Specializes in Med-Surg, Trauma, Ortho, Neuro, Cardiac.

That's always a tricky question. I usually ask the LPN do to the documenting when a patient goes bad. We assess the situation together, collaborate and decide on a plan of action, the LPN stays with the patient, while I call the MD, take off the orders, arrange for transfer if patient is upgraded, etc. But the LPN does the documentation. Usually, if I have been involved I will cosign the notes.

The LPNs scope of practice here includes documenation, so I "delegate" (if you will) the documenation to the LPN. Then again here, I "delegate" (and I don't mean that in any sort of derogatory or superior manner) the assessments. It is only when the LPN comes to me with his/her assessment problems that I assess the patient and cosign notes. Sometimes on the floor, it's all LPNs and myself (with the RNs in the intermediate part of our unit doing their own thing), so I don't assess every single patient head to toe, only the one's they come to me with. Then I own the assessment.

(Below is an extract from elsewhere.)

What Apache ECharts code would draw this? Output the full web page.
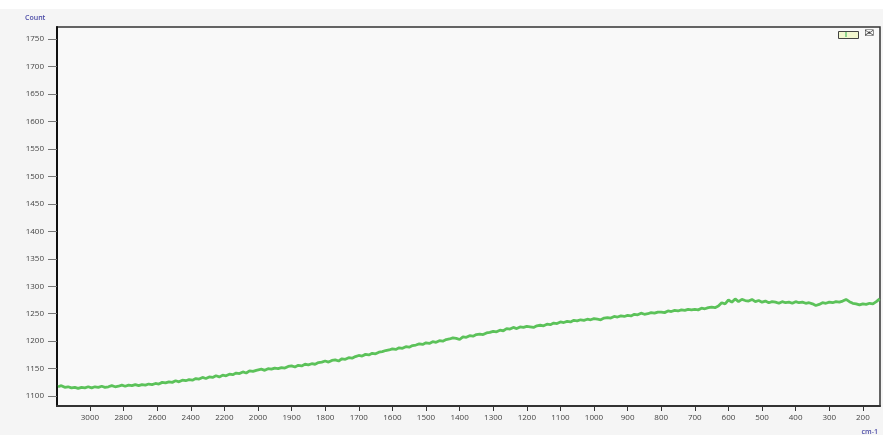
<!DOCTYPE html>
<html>
<head>
<meta charset="utf-8">
<script src="https://cdn.jsdelivr.net/npm/echarts@6/dist/echarts.min.js"></script>
<style>
html,body{margin:0;padding:0;background:#ffffff;}
#chart{width:883px;height:435px;}
</style>
</head>
<body>
<div id="chart"></div>
<script>
// Wavenumbers (cm-1) and counts
const wavenumbers = [
  3190,3170,3150,3130,3110,3090,3070,3050,3030,3010,
  2990,2970,2950,2930,2910,2890,2870,2850,2830,2810,
  2790,2770,2750,2730,2710,2690,2670,2650,2630,2610,
  2590,2570,2550,2530,2510,2490,2470,2450,2430,2410,
  2390,2370,2350,2330,2310,2290,2270,2250,2230,2210,
  2190,2170,2150,2130,2110,2090,2070,2050,2030,2010,
  2000,1990,1980,1970,1960,1950,1940,1930,1920,1910,
  1900,1890,1880,1870,1860,1850,1840,1830,1820,1810,
  1800,1790,1780,1770,1760,1750,1740,1730,1720,1710,
  1700,1690,1680,1670,1660,1650,1640,1630,1620,1610,
  1600,1590,1580,1570,1560,1550,1540,1530,1520,1510,
  1500,1490,1480,1470,1460,1450,1440,1430,1420,1410,
  1400,1390,1380,1370,1360,1350,1340,1330,1320,1310,
  1300,1290,1280,1270,1260,1250,1240,1230,1220,1210,
  1200,1190,1180,1170,1160,1150,1140,1130,1120,1110,
  1100,1090,1080,1070,1060,1050,1040,1030,1020,1010,
  1000,990,980,970,960,950,940,930,920,910,
  900,890,880,870,860,850,840,830,820,810,
  800,790,780,770,760,750,740,730,720,710,
  700,690,680,670,660,650,640,630,620,610,
  600,590,580,570,560,550,540,530,520,510,
  500,490,480,470,460,450,440,430,420,410,
  400,390,380,370,360,350,340,330,320,310,
  300,290,280,270,260,250,240,230,220,210,
  200,190,180,170,160,150
];
const counts = [
  1117,1119,1116,1117,1115,1116,1114,1116,1115,1117,
  1115,1117,1116,1118,1116,1117,1119,1117,1118,1120,
  1118,1120,1119,1121,1119,1121,1120,1122,1121,1123,
  1122,1125,1124,1126,1125,1128,1126,1129,1128,1130,
  1129,1132,1131,1134,1132,1135,1134,1137,1135,1138,
  1137,1140,1139,1142,1141,1144,1142,1146,1145,1147,
  1148,1149,1147,1150,1149,1151,1150,1152,1151,1154,
  1155,1153,1156,1155,1158,1157,1159,1158,1161,1162,
  1164,1162,1165,1166,1164,1168,1167,1170,1169,1172,
  1174,1173,1176,1175,1178,1177,1180,1181,1183,1184,
  1186,1185,1188,1187,1190,1189,1192,1193,1195,1194,
  1197,1196,1199,1198,1201,1200,1203,1204,1206,1205,
  1203,1208,1207,1210,1209,1212,1213,1212,1215,1216,
  1218,1217,1220,1219,1223,1222,1225,1223,1226,1225,
  1227,1226,1225,1228,1229,1228,1231,1230,1233,1232,
  1235,1234,1236,1235,1238,1237,1239,1238,1240,1239,
  1241,1240,1239,1242,1243,1242,1245,1244,1246,1245,
  1247,1246,1249,1248,1251,1249,1250,1252,1251,1253,
  1253,1252,1255,1254,1256,1255,1257,1256,1258,1257,
  1258,1257,1260,1259,1261,1262,1261,1264,1270,1268,
  1275,1271,1277,1272,1276,1274,1273,1276,1272,1274,
  1271,1273,1270,1272,1271,1269,1272,1270,1271,1269,
  1272,1270,1271,1269,1270,1268,1265,1267,1270,1269,
  1271,1270,1272,1271,1273,1276,1272,1269,1268,1266,
  1268,1267,1269,1268,1272,1277
];
const xTickLabels = [3000,2800,2600,2400,2200,2000,1900,1800,1700,1600,1500,1400,1300,1200,1100,1000,900,800,700,600,500,400,300,200];
const yTickLabels = [1100,1150,1200,1250,1300,1350,1400,1450,1500,1550,1600,1650,1700,1750];

// Axis has a scale break at 2000: 200 cm-1 per division above, 100 cm-1 per division below
function toU(wn){ return wn >= 2000 ? (3000 - wn) / 200 : 5 + (2000 - wn) / 100; }
function fromU(u){ return u <= 5 ? 3000 - 200 * u : 2000 - 100 * (u - 5); }

const seriesData = wavenumbers.map((w, i) => [toU(w), counts[i]]);
const xTickPos = xTickLabels.map(toU);

const labelFont = '"Open Sans", "DejaVu Sans", sans-serif';
const chart = echarts.init(document.getElementById('chart'), null, {renderer: 'canvas'});
chart.setOption({
  backgroundColor: '#f5f5f5',
  animation: false,
  grid: {
    left: 57, right: 3, top: 27, bottom: 29,
    show: true, backgroundColor: '#f9f9f9', borderColor: '#333', borderWidth: 1.5
  },
  graphic: [
    {type: 'rect', left: 0, top: 0, shape: {width: 883, height: 9}, style: {fill: '#ffffff'}, silent: true},
    {type: 'text', left: 25, top: 14, style: {text: 'Count', fill: '#4a4aa6', font: '600 7px ' + labelFont}},
    {type: 'text', right: 5, top: 428, style: {text: 'cm-1', fill: '#4a4aa6', font: '600 7px ' + labelFont}},
    {type: 'rect', left: 838, top: 31, shape: {width: 20, height: 7}, style: {fill: '#f2f7cf', stroke: '#444', lineWidth: 1}},
    {type: 'rect', left: 845, top: 32, shape: {width: 2, height: 5}, style: {fill: '#8fd58d'}},
    {type: 'text', left: 864, top: 28, style: {text: '\u2709', fill: '#444', font: '12px "DejaVu Sans"'}}
  ],
  xAxis: {
    type: 'value',
    min: -0.98, max: 23.51,
    splitLine: {show: false},
    axisLine: {show: true, onZero: false, lineStyle: {color: '#333', width: 2}},
    axisTick: {show: true, customValues: xTickPos, length: 5, lineStyle: {color: '#333', width: 1}},
    axisLabel: {
      customValues: xTickPos,
      formatter: v => String(Math.round(fromU(v))),
      color: '#444', fontSize: 8, fontFamily: labelFont, margin: 8
    }
  },
  yAxis: {
    type: 'value',
    min: 1082, max: 1772,
    splitLine: {show: false},
    axisLine: {show: true, onZero: false, lineStyle: {color: '#111', width: 2}},
    axisTick: {show: true, customValues: yTickLabels, length: 9, lineStyle: {color: '#777', width: 1}},
    axisLabel: {
      customValues: yTickLabels,
      formatter: v => String(v),
      color: '#444', fontSize: 8, fontFamily: labelFont, margin: 13
    }
  },
  series: [{
    type: 'line',
    data: seriesData,
    showSymbol: false,
    lineStyle: {color: '#5cc25a', width: 2.8},
    itemStyle: {color: '#5cc25a'}
  }]
});
</script>
</body>
</html>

11 patients is quite a lot of patients for the RN to assess. Plus nine patients for you to be responsible is a bit much too, and I can see your point.

Specializes in ORTHOPAEDICS-CERTIFIED SINCE 89.

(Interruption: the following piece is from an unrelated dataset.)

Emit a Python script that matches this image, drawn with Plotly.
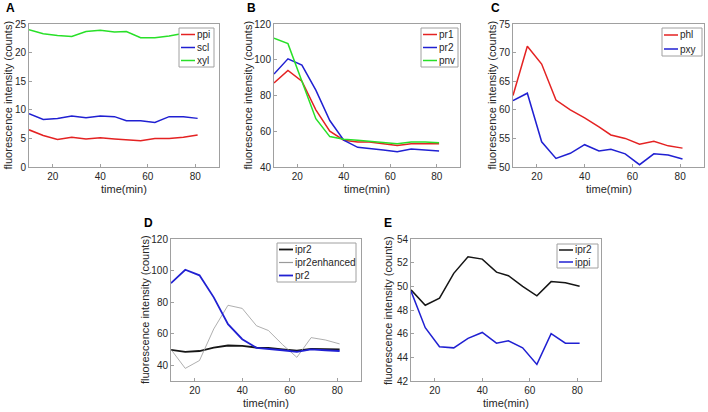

In my state the BON ruled only RNs may "assess."

LPNs may "collect information."We'd trade off. I'd do the initial assessments on a pod of ten. The LPN would do the 9 am routine meds with the exception of any direct bolus meds. Then about 10AM we'd both catch up and double team, each one documenting as they go and anything else that needed doing. Each team had a tech for bathing and toileting.

Specializes in MS Home Health.

Here my the laws of nursing only an RN can assess. If an LPN finds anything unusual the RN has to assess it. The LPN can document it.

That is what I usually did and I also was required to cosign her notations.

renerian

In my unit the LPNs work completely on their own. And it is quite a rip off for them. They do exactly the same job I do, but make a whole lot less for it. Talk about incentive to go back to school. And the only LPN we have on staff at the moment is in the progess of doing just that.

The major difference in practice between LP/VNs and RNs is the assessment of patients.

An RN cannot delegate assessment to anyone else. Assessment is more than just collecting information. It involves analyzing the information and making decisions regarding the immediate and future care of the patient base on that analysis.

I am the first to say, I know and have known LV/PNs who are able to assess and analyze as well as most RNs, and who I'd rather have working with me than a lot of RNs I know. But, that doesn't make them RNs and it doesn't give me the right to ask them to practice outside of their scope of practice. By doing that I jeopardize the LP/VNs license if he or she does what I ask and I jeopardize my own. It's a technicality. But, I for one, worked hard for my license and I protect it.

As we get closer and closer to staffing ratios for all areas of nursing, we are going to see the legal technicalities of scope of practice be a bigger and bigger issue. Because the reality is, in many areas there simply are not enough RNs to fill the spots. LV/PNs will be used. How is going to be creative and interesting, and a new world for many of us.